▸ **Exercise**:
Repeat, exactly and only, the lines from the beginning of the data through the line with "0, 0, 0, 0, 0];". Pictures are left out.

▸ **Information shown**:
━━━━━━━━━━
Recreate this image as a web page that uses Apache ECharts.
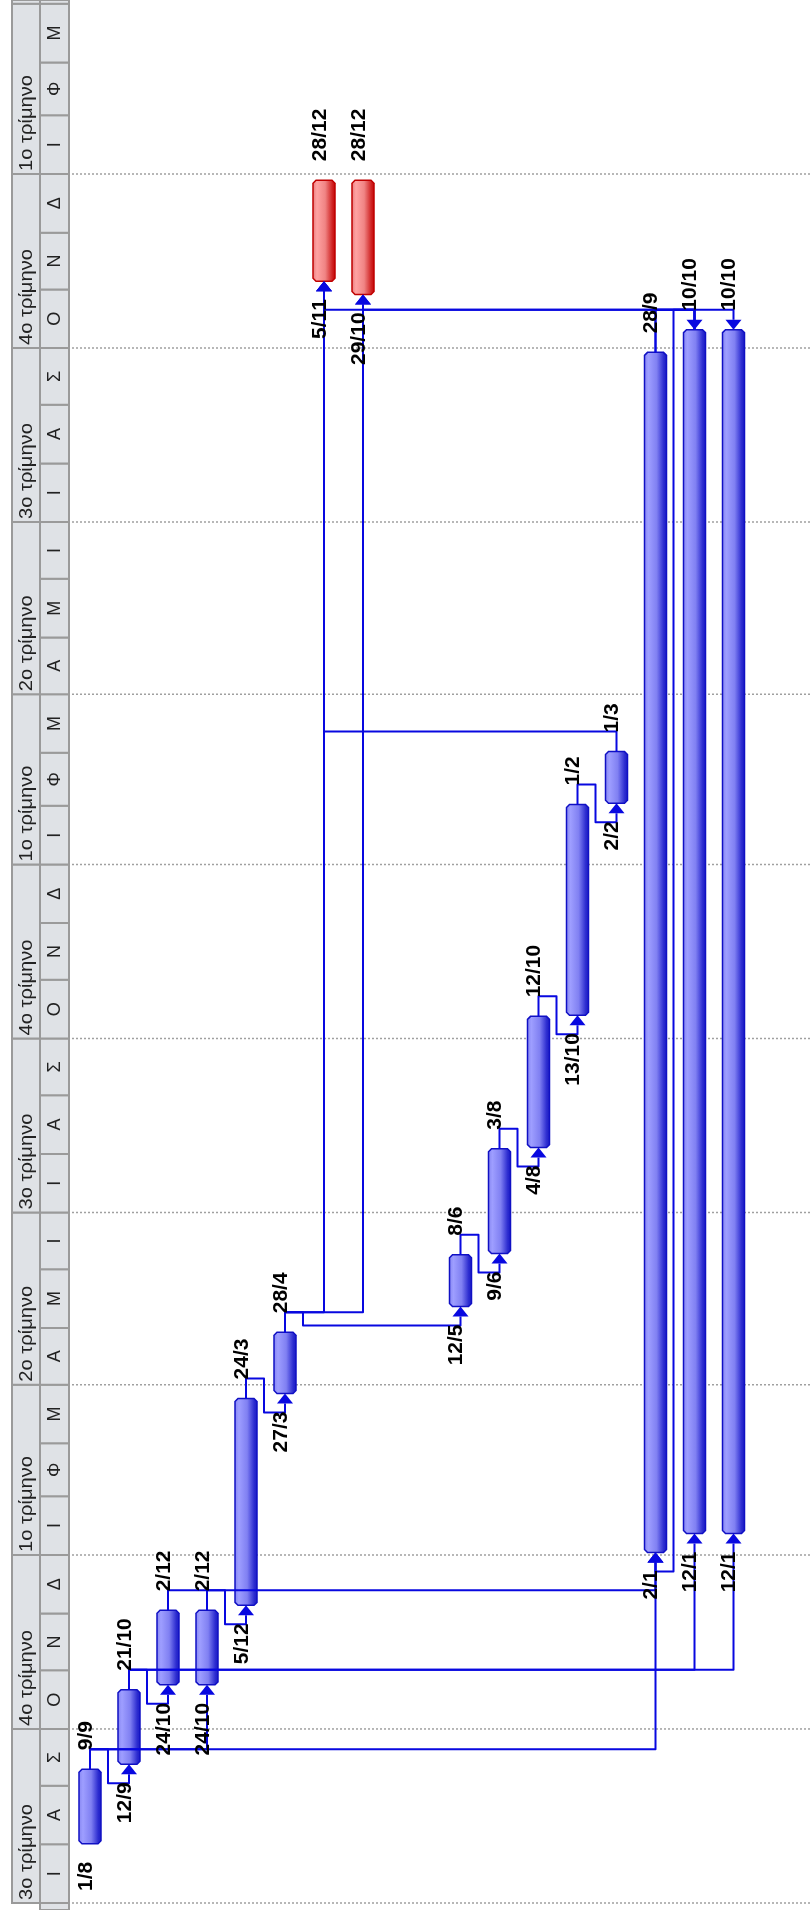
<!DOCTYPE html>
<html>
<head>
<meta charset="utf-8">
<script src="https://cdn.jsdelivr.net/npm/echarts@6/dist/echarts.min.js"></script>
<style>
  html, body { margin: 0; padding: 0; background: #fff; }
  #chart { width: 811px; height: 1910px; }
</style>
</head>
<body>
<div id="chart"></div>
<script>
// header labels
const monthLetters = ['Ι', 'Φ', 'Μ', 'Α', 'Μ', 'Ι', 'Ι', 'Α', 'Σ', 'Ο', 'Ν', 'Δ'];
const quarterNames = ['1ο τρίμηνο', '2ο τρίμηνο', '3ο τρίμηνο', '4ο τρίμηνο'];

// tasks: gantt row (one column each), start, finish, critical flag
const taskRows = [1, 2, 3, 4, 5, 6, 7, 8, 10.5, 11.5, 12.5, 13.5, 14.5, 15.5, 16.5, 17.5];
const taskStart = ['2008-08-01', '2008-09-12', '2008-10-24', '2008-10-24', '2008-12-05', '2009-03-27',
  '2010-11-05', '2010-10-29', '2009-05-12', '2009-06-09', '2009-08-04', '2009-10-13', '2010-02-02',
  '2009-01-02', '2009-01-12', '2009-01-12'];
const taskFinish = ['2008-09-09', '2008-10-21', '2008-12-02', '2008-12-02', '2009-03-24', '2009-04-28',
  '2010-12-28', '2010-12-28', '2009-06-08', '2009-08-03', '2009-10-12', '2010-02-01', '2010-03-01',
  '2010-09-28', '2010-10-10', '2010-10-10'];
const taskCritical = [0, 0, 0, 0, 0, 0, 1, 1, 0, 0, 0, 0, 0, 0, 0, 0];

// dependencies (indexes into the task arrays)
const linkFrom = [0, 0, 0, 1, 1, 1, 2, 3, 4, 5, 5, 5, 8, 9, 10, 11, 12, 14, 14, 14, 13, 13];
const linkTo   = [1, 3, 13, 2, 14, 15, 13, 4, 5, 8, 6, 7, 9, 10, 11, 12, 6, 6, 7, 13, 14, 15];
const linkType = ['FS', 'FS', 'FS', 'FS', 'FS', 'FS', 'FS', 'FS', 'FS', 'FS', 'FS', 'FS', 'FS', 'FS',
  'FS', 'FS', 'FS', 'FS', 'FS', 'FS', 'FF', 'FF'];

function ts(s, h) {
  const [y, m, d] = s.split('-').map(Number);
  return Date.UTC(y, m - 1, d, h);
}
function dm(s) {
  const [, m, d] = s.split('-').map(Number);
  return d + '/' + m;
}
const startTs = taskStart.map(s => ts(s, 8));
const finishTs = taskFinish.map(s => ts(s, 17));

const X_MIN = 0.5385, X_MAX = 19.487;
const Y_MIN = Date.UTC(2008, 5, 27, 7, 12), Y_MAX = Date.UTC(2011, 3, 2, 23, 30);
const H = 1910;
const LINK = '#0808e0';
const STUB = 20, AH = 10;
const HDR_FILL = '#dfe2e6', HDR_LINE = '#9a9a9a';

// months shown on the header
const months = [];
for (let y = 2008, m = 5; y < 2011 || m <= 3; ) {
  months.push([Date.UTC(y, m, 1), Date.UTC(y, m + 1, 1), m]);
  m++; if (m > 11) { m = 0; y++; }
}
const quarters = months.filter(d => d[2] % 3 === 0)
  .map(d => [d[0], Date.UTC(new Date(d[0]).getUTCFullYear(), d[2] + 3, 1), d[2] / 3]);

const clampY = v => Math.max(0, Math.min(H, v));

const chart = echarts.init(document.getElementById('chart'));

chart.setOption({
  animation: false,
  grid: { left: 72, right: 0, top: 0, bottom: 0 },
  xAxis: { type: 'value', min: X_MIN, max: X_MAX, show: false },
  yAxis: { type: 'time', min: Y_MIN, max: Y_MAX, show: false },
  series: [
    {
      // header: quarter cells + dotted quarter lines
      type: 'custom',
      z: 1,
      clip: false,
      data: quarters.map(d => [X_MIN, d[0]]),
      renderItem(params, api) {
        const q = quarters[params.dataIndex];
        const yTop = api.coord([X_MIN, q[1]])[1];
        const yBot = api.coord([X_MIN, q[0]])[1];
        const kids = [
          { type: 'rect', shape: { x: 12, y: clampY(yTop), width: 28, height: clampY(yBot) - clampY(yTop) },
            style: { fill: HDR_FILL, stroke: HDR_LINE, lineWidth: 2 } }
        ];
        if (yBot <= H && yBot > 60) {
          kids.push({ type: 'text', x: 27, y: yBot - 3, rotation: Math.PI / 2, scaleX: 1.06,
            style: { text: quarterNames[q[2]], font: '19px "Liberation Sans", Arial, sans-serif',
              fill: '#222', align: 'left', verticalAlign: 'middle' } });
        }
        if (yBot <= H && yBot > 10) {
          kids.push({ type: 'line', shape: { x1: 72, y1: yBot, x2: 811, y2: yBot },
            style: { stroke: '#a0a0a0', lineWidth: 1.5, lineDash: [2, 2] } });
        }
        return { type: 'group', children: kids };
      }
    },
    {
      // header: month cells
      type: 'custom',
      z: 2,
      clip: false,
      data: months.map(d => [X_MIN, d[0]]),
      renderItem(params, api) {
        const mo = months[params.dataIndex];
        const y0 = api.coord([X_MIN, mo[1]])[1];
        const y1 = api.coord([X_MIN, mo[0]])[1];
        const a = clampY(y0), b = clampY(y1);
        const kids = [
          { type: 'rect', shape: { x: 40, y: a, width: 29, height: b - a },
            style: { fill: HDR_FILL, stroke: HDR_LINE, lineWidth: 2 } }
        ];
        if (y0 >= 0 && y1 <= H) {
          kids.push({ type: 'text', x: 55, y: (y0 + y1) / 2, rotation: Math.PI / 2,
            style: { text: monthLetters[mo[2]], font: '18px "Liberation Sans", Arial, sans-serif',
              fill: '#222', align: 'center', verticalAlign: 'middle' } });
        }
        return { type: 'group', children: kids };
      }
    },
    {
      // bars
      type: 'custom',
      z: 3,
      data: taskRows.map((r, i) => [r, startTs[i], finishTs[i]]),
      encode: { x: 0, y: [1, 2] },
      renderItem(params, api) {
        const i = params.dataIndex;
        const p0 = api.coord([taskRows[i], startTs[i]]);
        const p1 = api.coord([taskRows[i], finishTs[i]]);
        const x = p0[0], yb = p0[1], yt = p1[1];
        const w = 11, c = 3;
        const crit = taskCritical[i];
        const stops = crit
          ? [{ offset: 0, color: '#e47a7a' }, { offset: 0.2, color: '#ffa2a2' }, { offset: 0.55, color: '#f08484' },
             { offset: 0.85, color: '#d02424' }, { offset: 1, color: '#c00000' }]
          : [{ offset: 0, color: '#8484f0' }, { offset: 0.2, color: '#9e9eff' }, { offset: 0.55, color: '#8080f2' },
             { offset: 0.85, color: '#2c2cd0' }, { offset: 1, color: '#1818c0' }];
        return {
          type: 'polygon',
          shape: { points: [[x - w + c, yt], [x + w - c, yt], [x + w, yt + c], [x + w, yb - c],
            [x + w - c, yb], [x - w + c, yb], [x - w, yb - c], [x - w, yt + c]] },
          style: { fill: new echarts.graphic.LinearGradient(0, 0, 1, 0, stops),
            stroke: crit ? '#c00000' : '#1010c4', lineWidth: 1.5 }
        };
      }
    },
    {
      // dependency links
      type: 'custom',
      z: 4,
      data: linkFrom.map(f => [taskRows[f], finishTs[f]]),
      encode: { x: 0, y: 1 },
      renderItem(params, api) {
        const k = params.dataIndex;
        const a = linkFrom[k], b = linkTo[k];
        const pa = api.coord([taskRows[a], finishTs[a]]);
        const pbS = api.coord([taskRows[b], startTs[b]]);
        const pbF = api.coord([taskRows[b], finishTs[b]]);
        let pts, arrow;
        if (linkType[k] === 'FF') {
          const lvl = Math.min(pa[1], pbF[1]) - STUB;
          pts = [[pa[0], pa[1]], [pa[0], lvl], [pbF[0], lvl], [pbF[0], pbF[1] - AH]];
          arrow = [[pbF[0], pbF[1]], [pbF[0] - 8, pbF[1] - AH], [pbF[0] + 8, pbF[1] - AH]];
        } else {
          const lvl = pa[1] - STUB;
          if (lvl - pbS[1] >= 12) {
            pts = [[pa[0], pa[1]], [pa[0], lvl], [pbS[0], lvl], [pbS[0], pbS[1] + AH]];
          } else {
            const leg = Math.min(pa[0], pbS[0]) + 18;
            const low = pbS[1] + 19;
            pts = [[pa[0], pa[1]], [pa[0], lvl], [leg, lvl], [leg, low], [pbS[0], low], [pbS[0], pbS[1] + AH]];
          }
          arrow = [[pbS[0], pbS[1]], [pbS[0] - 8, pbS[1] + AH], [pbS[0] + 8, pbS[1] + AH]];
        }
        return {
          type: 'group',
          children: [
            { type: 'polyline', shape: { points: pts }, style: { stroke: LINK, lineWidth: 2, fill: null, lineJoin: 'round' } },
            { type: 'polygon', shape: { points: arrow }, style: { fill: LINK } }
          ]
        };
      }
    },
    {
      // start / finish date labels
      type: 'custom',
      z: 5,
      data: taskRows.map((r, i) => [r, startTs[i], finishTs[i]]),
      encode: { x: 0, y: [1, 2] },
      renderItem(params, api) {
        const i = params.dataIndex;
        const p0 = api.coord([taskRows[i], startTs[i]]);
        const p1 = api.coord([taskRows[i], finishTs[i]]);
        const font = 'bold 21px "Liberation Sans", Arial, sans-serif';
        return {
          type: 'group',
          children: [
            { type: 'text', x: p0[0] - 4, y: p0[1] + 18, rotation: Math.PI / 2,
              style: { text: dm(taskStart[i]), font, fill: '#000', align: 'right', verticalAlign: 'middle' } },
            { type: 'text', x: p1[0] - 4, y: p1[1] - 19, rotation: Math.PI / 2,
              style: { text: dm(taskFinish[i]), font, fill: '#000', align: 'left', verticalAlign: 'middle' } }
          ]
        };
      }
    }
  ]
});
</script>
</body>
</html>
━━━━━━━━━━
▸ **Complete output**:
Recreate this image as a web page that uses Apache ECharts.
<!DOCTYPE html>
<html>
<head>
<meta charset="utf-8">
<script src="https://cdn.jsdelivr.net/npm/echarts@6/dist/echarts.min.js"></script>
<style>
  html, body { margin: 0; padding: 0; background: #fff; }
  #chart { width: 811px; height: 1910px; }
</style>
</head>
<body>
<div id="chart"></div>
<script>
// header labels
const monthLetters = ['Ι', 'Φ', 'Μ', 'Α', 'Μ', 'Ι', 'Ι', 'Α', 'Σ', 'Ο', 'Ν', 'Δ'];
const quarterNames = ['1ο τρίμηνο', '2ο τρίμηνο', '3ο τρίμηνο', '4ο τρίμηνο'];

// tasks: gantt row (one column each), start, finish, critical flag
const taskRows = [1, 2, 3, 4, 5, 6, 7, 8, 10.5, 11.5, 12.5, 13.5, 14.5, 15.5, 16.5, 17.5];
const taskStart = ['2008-08-01', '2008-09-12', '2008-10-24', '2008-10-24', '2008-12-05', '2009-03-27',
  '2010-11-05', '2010-10-29', '2009-05-12', '2009-06-09', '2009-08-04', '2009-10-13', '2010-02-02',
  '2009-01-02', '2009-01-12', '2009-01-12'];
const taskFinish = ['2008-09-09', '2008-10-21', '2008-12-02', '2008-12-02', '2009-03-24', '2009-04-28',
  '2010-12-28', '2010-12-28', '2009-06-08', '2009-08-03', '2009-10-12', '2010-02-01', '2010-03-01',
  '2010-09-28', '2010-10-10', '2010-10-10'];
const taskCritical = [0, 0, 0, 0, 0, 0, 1, 1, 0, 0, 0, 0, 0, 0, 0, 0];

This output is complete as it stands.